The admin experience will likely suffer.

And that’s fine— if cost is the goal.

But if the goal is ease of use, consistency, performance, and lower long-term maintenance, then the solution is different.

It requires customization—the intentional application of constraints and guardrails within the theme.

Final Thoughts

Simplicity is the ultimate sophistication. — Leonardo da Vinci

Simple can be harder than complex. — Steve Jobs

Simplicity isn’t about having fewer capabilities. It’s about making the right things easy—and the wrong things hard.

That requires constraint.

Slow is smooth, smooth is fast. — U.S. Navy SEALs

Getting there takes effort. But once you do, everything else becomes easier.

A theme—prebuilt or customized—is just a tool. It doesn’t create outcomes on its own. Its value comes from how well it enables your team to execute—your content, your messaging, your strategy. And that’s where many implementations go wrong.

When a CMS becomes too flexible—when anything can be placed anywhere—it stops being a tool for content and starts behaving like a design tool. That’s not the goal. The goal is confidence.
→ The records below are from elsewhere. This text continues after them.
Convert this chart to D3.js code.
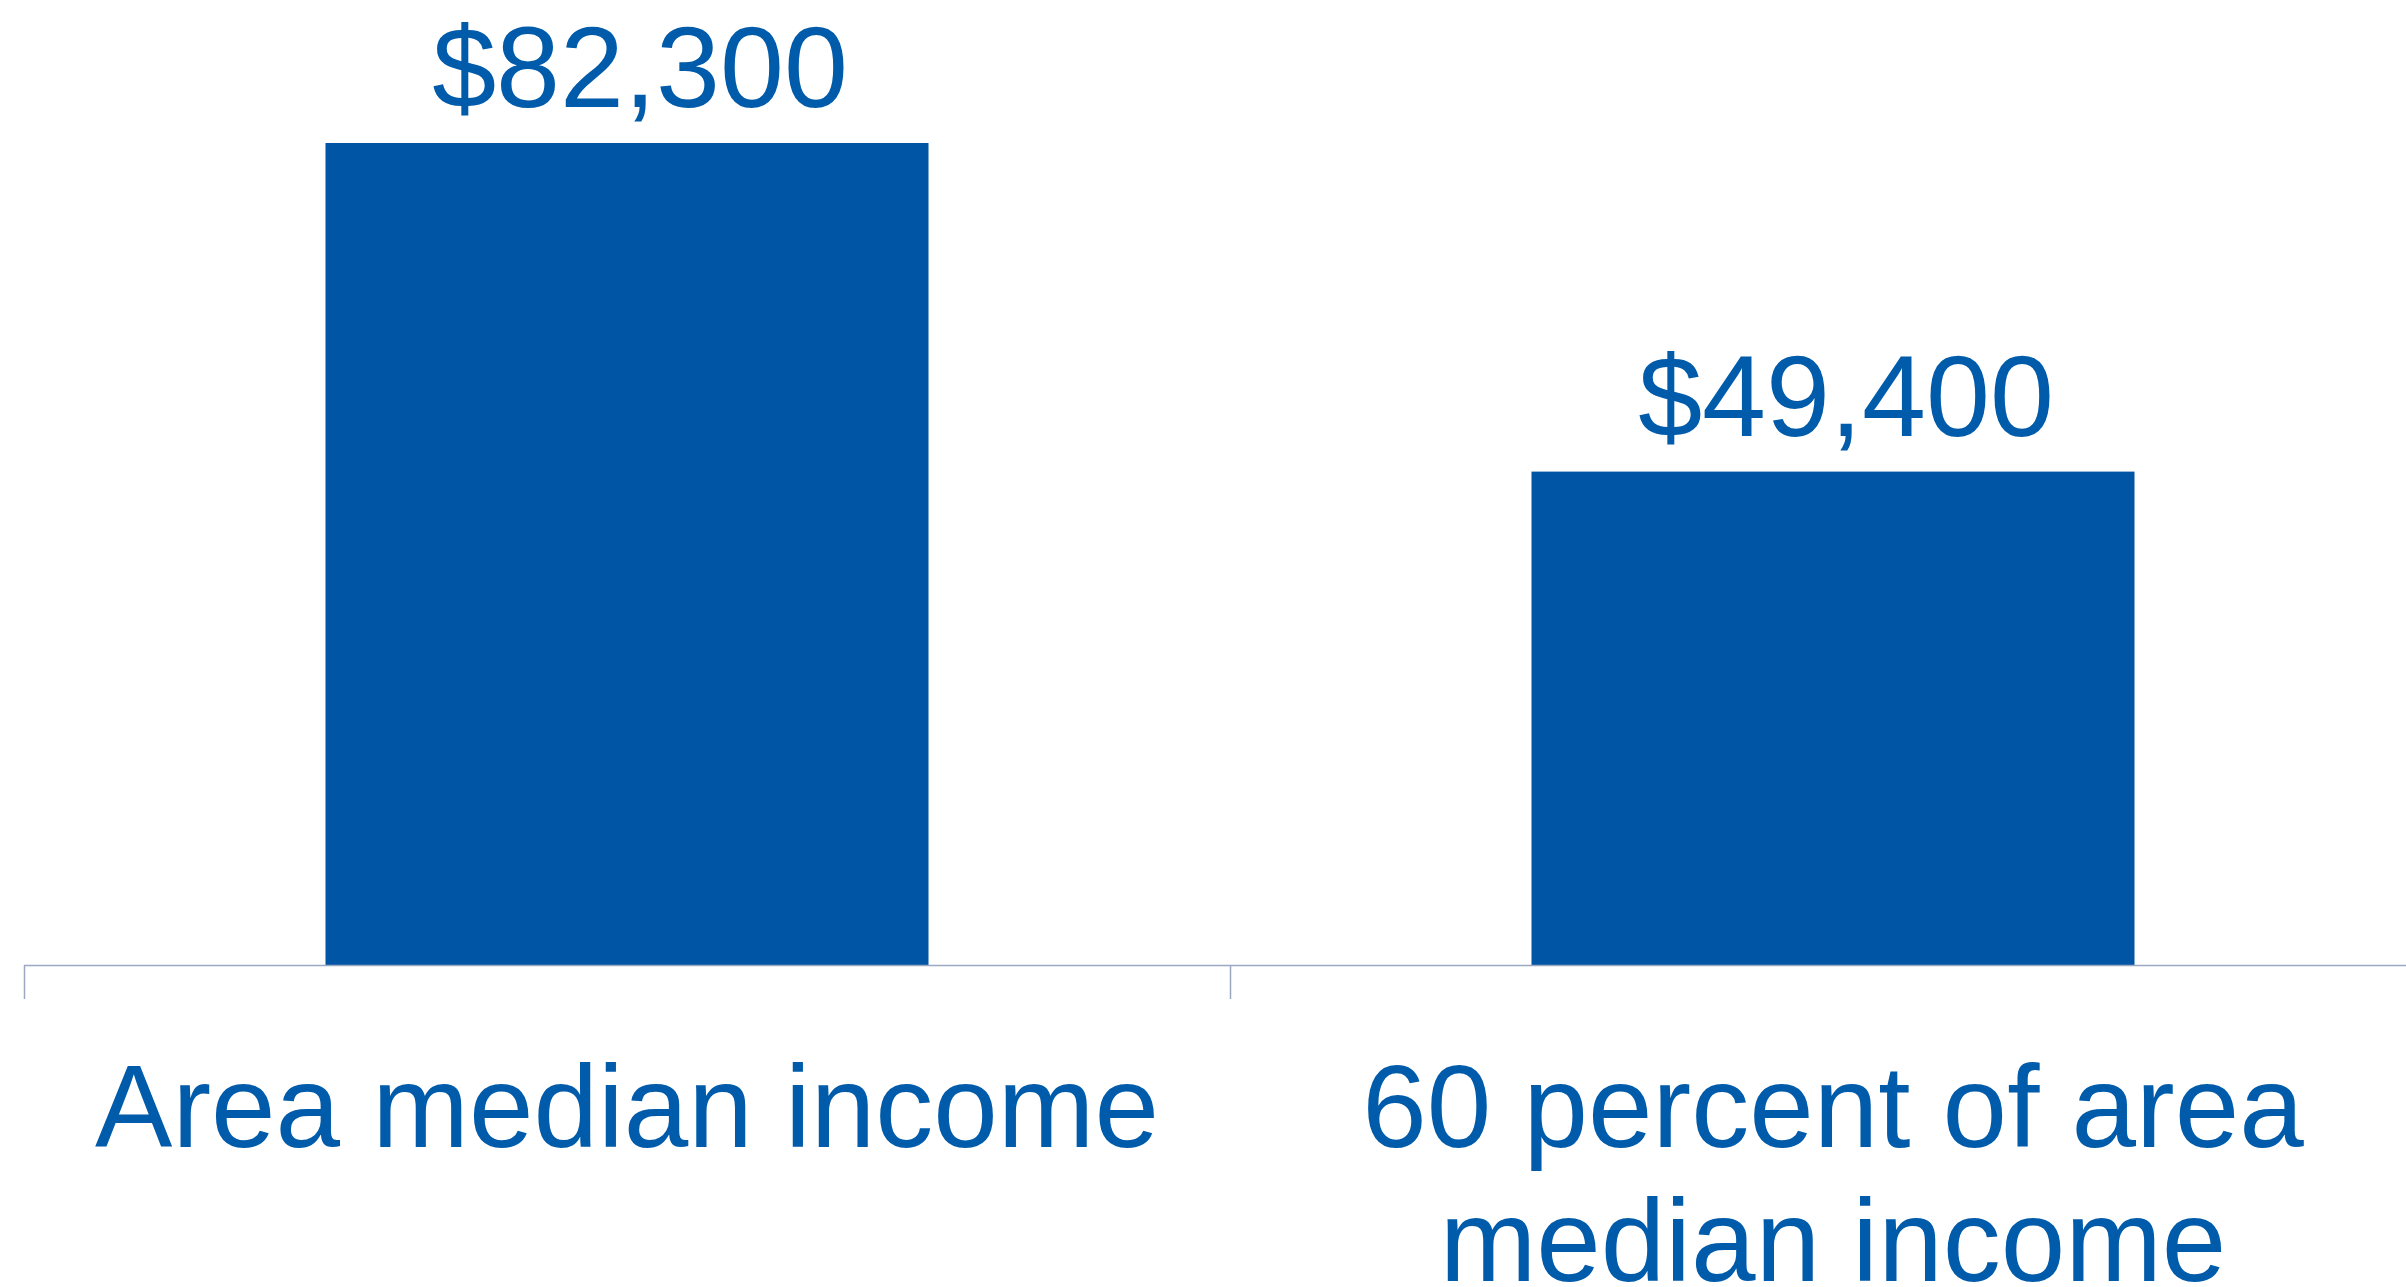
<!DOCTYPE html>
<html>
<head>
<meta charset="utf-8">
<script src="https://cdn.jsdelivr.net/npm/d3@7"></script>
<style>
  html, body { margin: 0; padding: 0; background: #ffffff; }
  svg { display: block; }
</style>
</head>
<body>
<svg id="chart" width="2406" height="1287"></svg>
<script>
const categories = ["Area median income", "60 percent of area median income"];
const values = [82300, 49400];
const valueLabels = ["$82,300", "$49,400"];

const W = 2406, H = 1287;
const svg = d3.select("#chart");
const fontFam = "'Liberation Sans', Arial, Helvetica, sans-serif";
const barColor = "#0055a4";
const textColor = "#005baa";

const x = d3.scaleBand()
  .domain(categories)
  .range([24, 2436])
  .paddingInner(0.5)
  .paddingOuter(0.25);

const y = d3.scaleLinear()
  .domain([0, 82300])
  .range([965, 143]);

// bars
svg.selectAll("rect.bar")
  .data(categories)
  .join("rect")
  .attr("class", "bar")
  .attr("x", d => x(d))
  .attr("width", x.bandwidth())
  .attr("y", (d, i) => y(values[i]))
  .attr("height", (d, i) => y(0) - y(values[i]))
  .attr("fill", barColor);

// value labels
svg.selectAll("text.val")
  .data(categories)
  .join("text")
  .attr("class", "val")
  .attr("x", d => x(d) + x.bandwidth() / 2 + 13)
  .attr("y", (d, i) => y(values[i]) - 36)
  .attr("text-anchor", "middle")
  .attr("font-family", fontFam)
  .attr("font-size", 115)
  .attr("fill", textColor)
  .text((d, i) => valueLabels[i]);

// axis line and ticks at band boundaries
const axisColor = "#9ba8c2";
svg.append("line")
  .attr("x1", x.range()[0]).attr("x2", W)
  .attr("y1", y(0) + 0.5).attr("y2", y(0) + 0.5)
  .attr("stroke", axisColor).attr("stroke-width", 1.5);

const boundaries = [x.range()[0], x(categories[1]) - x.step() * x.paddingInner() / 2];
svg.selectAll("line.tick")
  .data(boundaries)
  .join("line")
  .attr("class", "tick")
  .attr("x1", d => d + 0.5).attr("x2", d => d + 0.5)
  .attr("y1", y(0)).attr("y2", y(0) + 34)
  .attr("stroke", axisColor).attr("stroke-width", 1.5);

// category labels with wrapping
const maxWidth = 1120;
const lineHeight = 134;
categories.forEach((cat, i) => {
  const cx = x(cat) + x.bandwidth() / 2;
  const t = svg.append("text")
    .attr("x", cx)
    .attr("y", 1147)
    .attr("text-anchor", "middle")
    .attr("font-family", fontFam)
    .attr("font-size", 116)
    .attr("fill", textColor);
  const words = cat.split(" ");
  let line = [];
  let tspan = t.append("tspan").attr("x", cx).attr("dy", 0);
  words.forEach(w => {
    line.push(w);
    tspan.text(line.join(" "));
    if (tspan.node().getComputedTextLength() > maxWidth && line.length > 1) {
      line.pop();
      tspan.text(line.join(" "));
      line = [w];
      tspan = t.append("tspan").attr("x", cx).attr("dy", lineHeight).text(w);
    }
  });
});
</script>
</body>
</html>
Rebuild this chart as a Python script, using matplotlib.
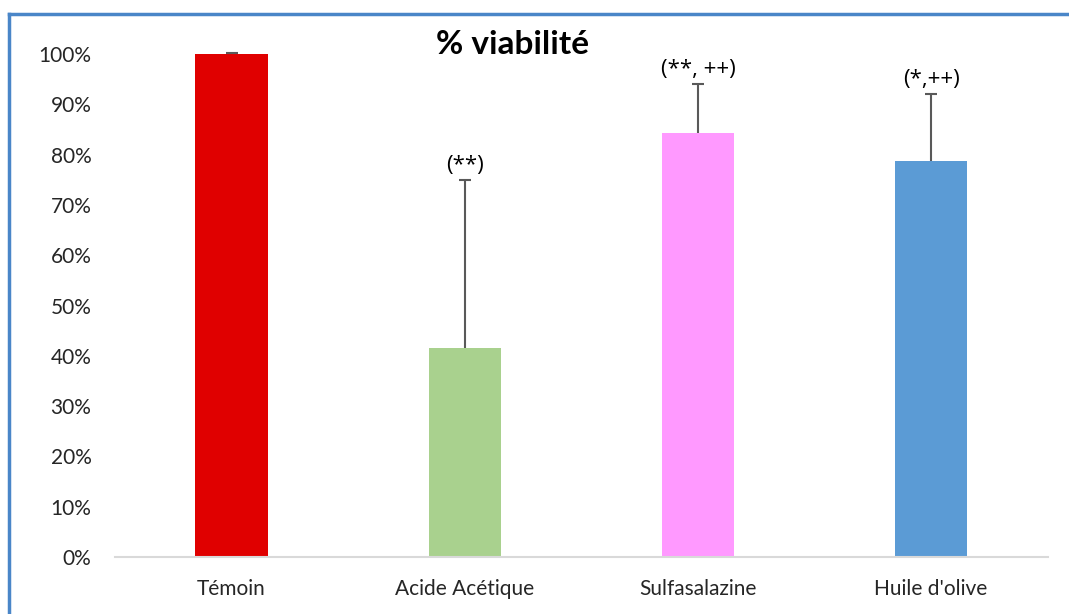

If the admin UI is so flexible that users are afraid to use it, it has failed. At that point, complexity hasn’t been removed—it’s just been moved from code into configuration.

Prebuilt themes tend to move in this direction, adding flexibility in the name of freedom. But more options don’t create more freedom. They create more uncertainty.

Customization takes a different approach. It trades unrestricted flexibility for clarity and structure—making it easier to manage content, maintain consistency, and evolve over time.

In the end, the tradeoff is simple:

  • Prebuilt themes optimize for upfront cost and speed
  • Customized themes optimize for long-term usability

And if your goal is to build something your team can actually use—not just something that looks good in a demo—the answer isn’t more options. It’s better constraints.